AI Video Generation with Google Flow (Veo)
A coursework exploration of Google Flow (Veo) generating short cinematic clips from text and image prompts to learn the craft of directing generative video models.
Business Problem
Coursework framing rather than a market problem. The AI Principles assignment was to build hands-on fluency with state-of-the-art generative video tooling and develop intuition for prompt-as-direction, since AI video models are rapidly entering professional creative workflows alongside generative image and text models.
Tools Used
Key Features
- Generated short cinematic clips from text-only prompts using Google Flow's prompt-and-render loop
- Generated image-conditioned clips, using reference images to anchor subject and style
- Practiced director-style prompting - naming shot type, camera move, environment, mood, and subject behavior in compact phrases the model can parse
- Triage workflow: generate a small batch, pick the strongest clip, then re-prompt that direction with tighter constraints rather than chasing perfection on the first take
- Personal documentation of which prompt patterns produced reliable output and which kept failing, to build durable intuition
My Role & Contribution
Sole student. Designed the prompts, ran the generation/triage loop, and documented the patterns that worked vs. failed for future generative-video work.
Biggest Challenge
Translating cinematic intent (specific camera moves, lighting, pacing, subject identity across shots) into prompt text the model could reliably interpret.

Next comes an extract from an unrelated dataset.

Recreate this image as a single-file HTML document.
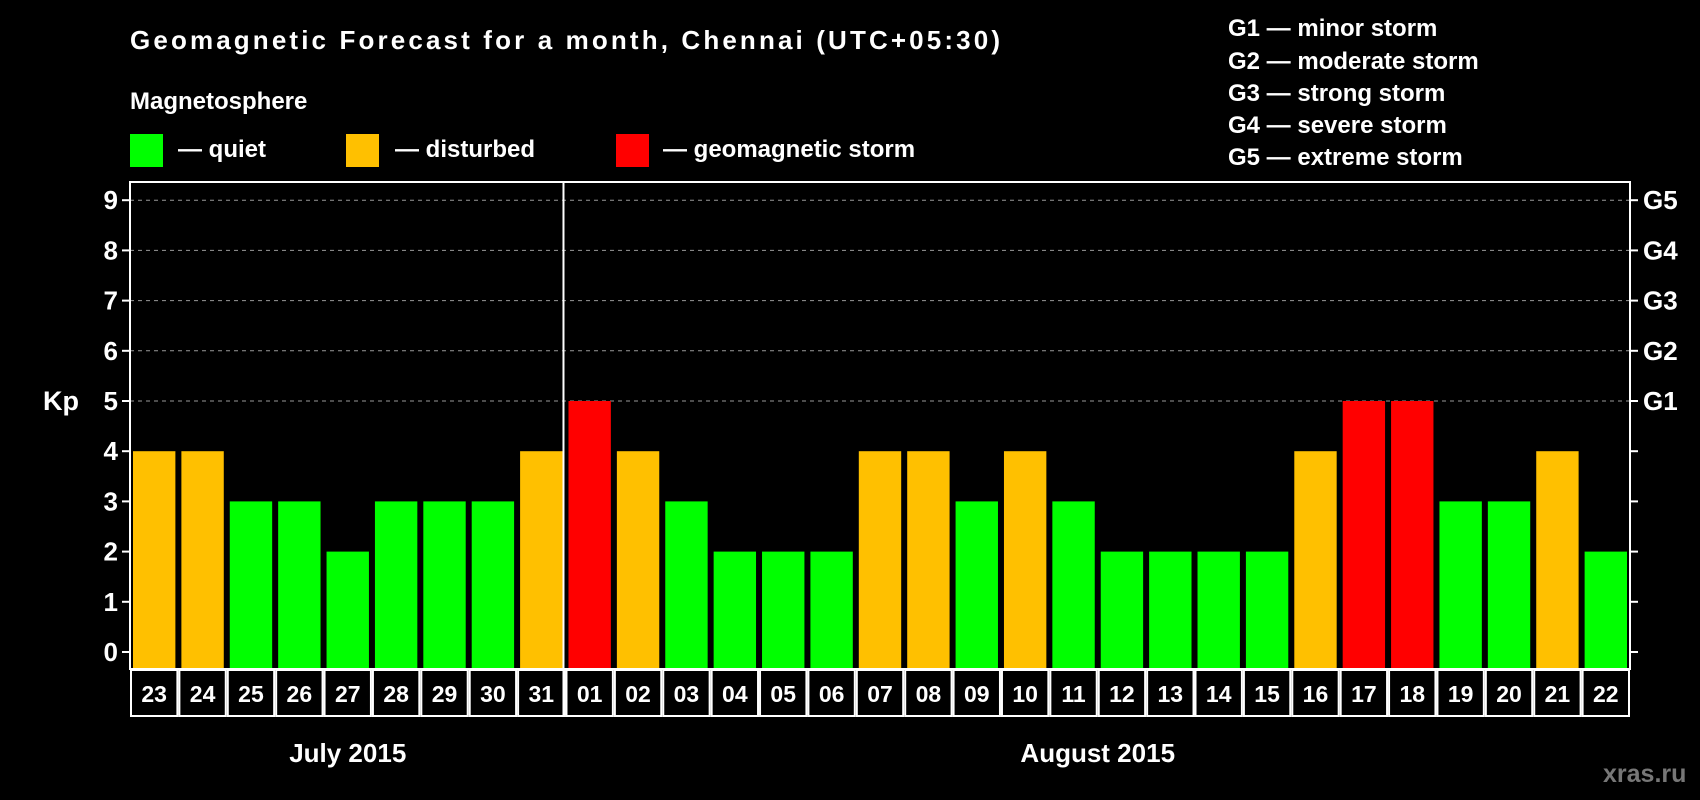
<!DOCTYPE html>
<html><head><meta charset="utf-8"><style>
body{margin:0;background:#000;width:1700px;height:800px;overflow:hidden}
svg{display:block;font-family:"Liberation Sans",Arial,sans-serif;font-weight:bold}
</style></head><body>
<svg id="chart" width="1700" height="800" viewBox="0 0 1700 800">
<text x="130" y="49" fill="#fff" font-size="26" textLength="870">Geomagnetic Forecast for a month, Chennai (UTC+05:30)</text>
<text x="130" y="109" fill="#fff" font-size="24">Magnetosphere</text>
<g><rect x="130" y="134" width="33" height="33" fill="#00ff00"/><text x="178" y="157" fill="#fff" font-size="24">— quiet</text></g>
<g><rect x="346" y="134" width="33" height="33" fill="#ffc000"/><text x="395" y="157" fill="#fff" font-size="24">— disturbed</text></g>
<g><rect x="616" y="134" width="33" height="33" fill="#ff0000"/><text x="663" y="157" fill="#fff" font-size="24">— geomagnetic storm</text></g>
<g fill="#fff" font-size="24">
<text x="1228" y="36">G1 — minor storm</text>
<text x="1228" y="69">G2 — moderate storm</text>
<text x="1228" y="101">G3 — strong storm</text>
<text x="1228" y="133">G4 — severe storm</text>
<text x="1228" y="165">G5 — extreme storm</text>
</g>
<text x="43" y="410" fill="#fff" font-size="27">Kp</text>
<text x="1603" y="782" fill="#777" font-size="25">xras.ru</text>
<g id="plot"></g>
</svg>
<script>
const days = ["23","24","25","26","27","28","29","30","31","01","02","03","04","05","06","07","08","09","10","11","12","13","14","15","16","17","18","19","20","21","22"];
const kp = [4,4,3,3,2,3,3,3,4,5,4,3,2,2,2,4,4,3,4,3,2,2,2,2,4,5,5,3,3,4,2];
const yTicks = [0,1,2,3,4,5,6,7,8,9];
const gLabels = ["G1","G2","G3","G4","G5"];
const months = ["July 2015","August 2015"];
const monthStart = [0,9];

const NS="http://www.w3.org/2000/svg";
const plot=document.getElementById('plot');
const L=130,R=1630,T=182,B=668;
const slot=(R-L)/days.length;
const x=i=>L+i*slot;
const y=v=>652-v*50.2;
function mk(tag,attrs,parent){const e=document.createElementNS(NS,tag);for(const k in attrs)e.setAttribute(k,attrs[k]);(parent||plot).appendChild(e);return e;}
function color(v){return v>=5?"#ff0000":(v>=4?"#ffc000":"#00ff00");}

yTicks.forEach(v=>{
  if(v>=5){const g=mk('line',{x1:L,x2:R,y1:y(v),y2:y(v),stroke:'#999','stroke-width':1,'stroke-dasharray':'4,4'});
  
  }
  const t1=mk('line',{x1:L-8,x2:L,y1:y(v),y2:y(v),stroke:'#fff','stroke-width':2});
  
  
  const t2=mk('line',{x1:R,x2:R+8,y1:y(v),y2:y(v),stroke:'#fff','stroke-width':2});
  
  
  const lb=mk('text',{x:L-12,y:y(v)+9,fill:'#fff','font-size':26,'text-anchor':'end'});
  lb.textContent=v;
  
  
});
gLabels.forEach((g,i)=>{
  const lb=mk('text',{x:R+13,y:y(5+i)+9,fill:'#fff','font-size':26});
  lb.textContent=g;
  
  
});
kp.forEach((v,i)=>{
  const b=mk('rect',{x:x(i)+3,y:y(v),width:slot-6,height:B-y(v),fill:color(v)});
  
  
  const bx=mk('rect',{x:x(i)+1,y:670,width:slot-2,height:46,fill:'none',stroke:'#fff','stroke-width':2});
  
  
  const t=mk('text',{x:x(i)+slot/2,y:702,fill:'#fff','font-size':23,'text-anchor':'middle'});
  t.textContent=days[i];
  
  
});
const frame=mk('rect',{x:L,y:T,width:R-L,height:B-T+1,fill:'none',stroke:'#fff','stroke-width':2});


const div=mk('line',{x1:x(9)-2,x2:x(9)-2,y1:T,y2:716,stroke:'#fff','stroke-width':2});


months.forEach((m,k)=>{
  const s=monthStart[k],e=k+1<monthStart.length?monthStart[k+1]:days.length;
  const t=mk('text',{x:(x(s)+x(e))/2,y:762,fill:'#fff','font-size':26,'text-anchor':'middle'});
  t.textContent=m;
  
  
});
</script>
</body></html>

The model has real strengths and real weaknesses, and the cost of 'one more variation' is non-trivial - so the iteration discipline matters as much as the prompt itself.
What I Learned
Generative AI assets are raw material, not deliverables. The value is in selection and combination, not the model. Director-voice prompting (naming shot type, camera move, mood, subject behavior in compact phrases) transfers to any image, video, or 3D generative tool. AI video tooling now belongs in the modern designer-builder toolkit alongside generative image and text models.